In any case, Sheridan’s newest outing Those Who Wish Me Dead fits perfectly as an example of entertainment for dads who don’t care about Superman that much and couldn’t give a toss about anything Marvel-related. It’s an honest-to-Jesus throwback to the 80s and 90s complete with a child eyewitness on the run, ruthless assassins, mysterious gangsters and squibs. Lots of squibs. Adapted from an airport page-turner written by Michael Koryta, this film checks quite a lot of boxes to be classified as a quintessential ‘dad movie’. Interestingly, as it turns out Taylor Sheridan isn’t merely laser-focused on making schlocky entertainment harking back to a bygone era, as he is putting a twist on it. It would seem that all of his movies (and even his screenwriting work to a major extent) are connected at the hip not only by virtue of being enthralled to ‘dad entertainment’ but because they are all westerns at their core and a big part of their allure is played by their setting, thus highlighting the beauty of American interior. Wind River set its gritty murder mystery soaked in sexual violence in the snowy landscapes of Wyoming and Those Who Wish Me Dead brings its tattered plot about a young kid on the run from bloodthirsty killers and a firefighter with a tragic past finding each other and trying to survive into the lush woods of Montana.
Therefore, cliché as it may sound to some, the setting of Those Who Wish Me Dead is a bona fide character in this film, on par with those of Angelina Jolie, Jon Bernthal and Nicholas Hoult. In fact, I would even go as far as to suggest it is a better, more organically fleshed-out character than either of them, because the story – such as it is – has a multitude of problems, most of which might be carried over from its source material. To put it bluntly, for a movie that should be lean, simple and immediate, this one is the exact opposite. In fact, it almost feels as though it was adapted verbatim from the novel where it’s OK to run multiple parallel narratives, develop a set of characters as co-leads without them ever meeting for more than half a second, give quite a lot of attention to the villains and for everything to slowly converge in a climactic final act, where foreshadowed character quirks make a re-appearance and everything is nice and symmetrical. But this is not a book. It’s a movie and adapting a text without making strategic changes to the way the story and characters are developed incurs a penalty in the form of ruining the pacing. Thus, Those Who Wish Me Dead is a weird mishmash of high-octane set pieces tactically positioned as tentpoles to the entire experience, all surrounded by a sea of utter molasses and unnecessarily spiced up with character nuance that honestly should have been edited out of the script.

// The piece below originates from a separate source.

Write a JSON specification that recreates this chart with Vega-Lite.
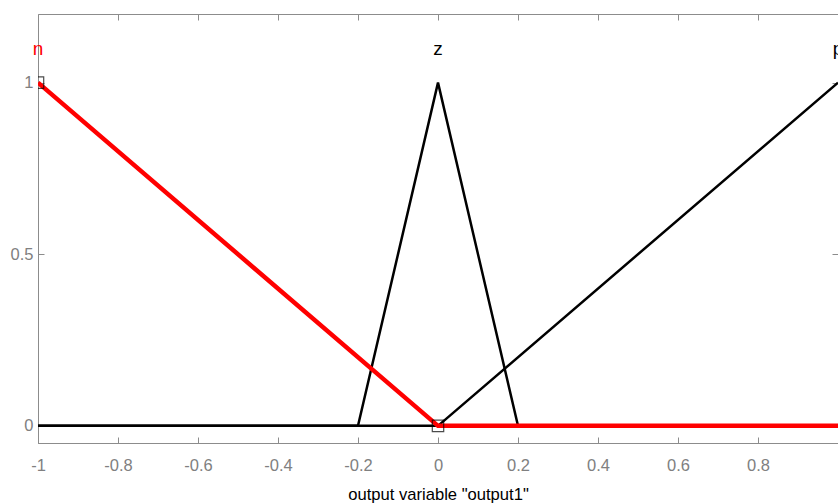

Do we have to know that Angelina Jolie’s character is a parachute-jumping badass with a death wish? Probably not. We could most likely infer quite a lot from the context and maybe even – shocking, I know – take it on face value that she’s a hard-boiled survivalist simply because we’d get to witness her as she does her thing. Do we have to spend so much time with the assassins? Probably not. How important is Jon Bernthal’s wife in all this? Do we care that she rides horses? We probably do because she ends up instrumental to how the story resolves… that is only if we assume the source material is gospel and we are not allowed to make changes to streamline the narrative. Which is what I think Taylor Sheridan did. He must have really liked the book and how everything in it comes together so perfectly – too perfectly – in a gripping finale with a massive face-off coinciding with a raging wildfire taking hold over the entire area. I can honestly see how on paper this story cooks hard. Though, let’s give credit where credit is due – the final act looks astonishing with its orange hues and heavy texture of smoke.
But movies are not made of paper and what can be excused in a book, usually because the reader is allowed more time to process certain things and immediacy does not factor into the experience, may not fly as well in the context of a feature film. Such is the case with Those Who Wish Me Dead, which never really gels despite its best intentions. It works best when it commits to Sheridan’s own proclivities towards visceral and graphic genre filmmaking, but fails as a compelling story because all throughout its runtime the viewer is never allowed to forget that these people are not people. They are characters.
It only goes to show that adapting a novel is not the easiest thing in the world and even the most talented writer-directors might get it wrong sometimes. Therefore, Those Who Wish Me Dead occupies a similar space in Taylor Sheridan’s catalogue to what Hold The Dark is in Jeremy Saulnier’s. It is an ambitious attempt at both adapting a novel and staying true to one’s own aspirations that eventually falls apart because the filmmakers adapting it may not have had the same organic connections to the characters and the story that they would have had if it had been their original idea. And the film’s pervasive ‘dad energy’ is nowhere near enough to keep everything together.